Terrorists declare support for anti-Israel student protesters while the Associated Press gives them nominal cover

Anti-Israel radicals across America have taken over several college campuses where they have erected pro-Hamas encampments, attacked police, made foreign policy demands, and parroted genocidal rhetoric. Their efforts to signal solidarity with the Islamic terrorists who massacred thousands of Israelis and dozens of Americans in October — the same terror organization that has since plotted attacks on Western nations — have not gone unnoticed overseas.

Two Palestinian terrorist groups announced their support this week for the student protesters, even referring to them as their own.

Endorsed by terrorists

The Popular Front for the Liberation of Palestine, a Gaza-based terrorist group that combines Marxist-Leninist ideology with Arab nationalism, released a statement Tuesday condemning Israel and celebrating the students who have condemned the Jewish state's self-defense.

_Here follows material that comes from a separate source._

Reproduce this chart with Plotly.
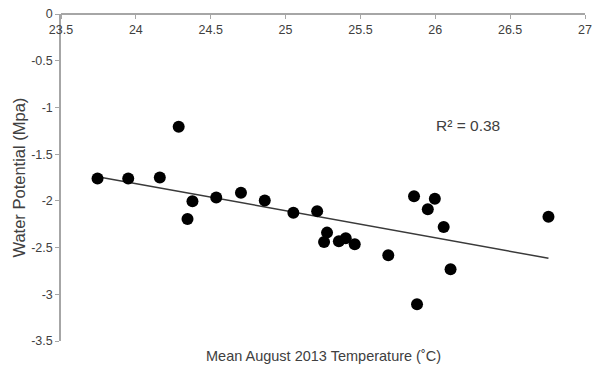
import numpy as np
import plotly.graph_objects as go

temperature = [23.744, 23.949, 24.160, 24.286, 24.345, 24.378, 24.537, 24.702, 24.861,
               25.052, 25.211, 25.257, 25.277, 25.356, 25.402, 25.462, 25.686, 25.858,
               25.878, 25.950, 25.997, 26.056, 26.102, 26.756]
water_potential = [-1.761, -1.761, -1.750, -1.206, -2.195, -2.003, -1.964, -1.914, -1.996,
                   -2.127, -2.110, -2.441, -2.340, -2.433, -2.401, -2.465, -2.583, -1.950,
                   -3.106, -2.089, -1.978, -2.281, -2.732, -2.170]
x_ticks = [23.5, 24, 24.5, 25, 25.5, 26, 26.5, 27]
y_ticks = [0, -0.5, -1, -1.5, -2, -2.5, -3, -3.5]
r2_label = "R² = 0.38"

x = np.array(temperature)
y = np.array(water_potential)
slope, intercept = np.polyfit(x, y, 1)
fit_x = [x.min(), x.max()]
fit_y = [slope * v + intercept for v in fit_x]

font = "Liberation Sans, Arial, sans-serif"
grey_text = "#404040"
axis_col = "#a6a6a6"

fig = go.Figure()
fig.add_trace(go.Scatter(x=fit_x, y=fit_y, mode="lines",
                         line=dict(color="#3a3a3a", width=1.5), showlegend=False))
fig.add_trace(go.Scatter(x=temperature, y=water_potential, mode="markers",
                         marker=dict(color="black", size=12), showlegend=False))

fig.update_layout(
    width=599, height=368,
    margin=dict(l=61, r=7, t=13, b=27),
    paper_bgcolor="white", plot_bgcolor="white",
    font=dict(family=font, color=grey_text, size=12),
    xaxis=dict(range=[23.5, 27], tickvals=x_ticks, ticktext=[f"{v:g}" for v in x_ticks],
               anchor="free", position=1, side="bottom",
               showline=True, linecolor=axis_col, linewidth=1.5,
               ticks="outside", ticklen=4, tickcolor=axis_col,
               showgrid=False, zeroline=False,
               tickfont=dict(size=12.5, color=grey_text)),
    yaxis=dict(range=[-3.5, 0], tickvals=y_ticks, ticktext=[f"{v:g}" for v in y_ticks],
               showline=True, linecolor=axis_col, linewidth=1.5,
               ticks="outside", ticklen=4, tickcolor=axis_col,
               showgrid=False, zeroline=False,
               tickfont=dict(size=12.5, color=grey_text)),
    annotations=[
        dict(text="Mean August 2013 Temperature (˚C)", xref="paper", yref="paper",
             x=0.5, y=-0.045, xanchor="center", yanchor="middle", showarrow=False,
             font=dict(size=14.5, color=grey_text)),
        dict(text="Water Potential (Mpa)", xref="paper", yref="paper",
             x=-0.082, y=0.5, xanchor="center", yanchor="middle", showarrow=False,
             textangle=-90, font=dict(size=16.5, color=grey_text)),
        dict(text=r2_label, xref="x", yref="y", x=26.22, y=-1.195,
             xanchor="center", yanchor="middle", showarrow=False,
             font=dict(size=15.5, color=grey_text)),
    ],
)

fig.write_html("out.html")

"At a time when all peace-lovers in the world stand by the Palestinian people in their just struggle to regain their usurped rights, the ugly face of Zionist racism is clearly visible," said the terror group, according to an online English translation tool. "While our students at American universities were looking forward to the support and solidarity of the administration of universities whose interests, profits and investments prevailed over noble human values."

The PFLP decried the "punitive measures" taken against students, alleging that professors and school administrators have threatened and blackmailed students "simply because they stand by the Palestinian people and support their just struggle for freedom and human dignity."

The PFLP extended the ACLU's November complaint against Republican Gov. Ron DeSantis and Florida education officials to other officials who have ordered the breakup of pro-terror student organizations.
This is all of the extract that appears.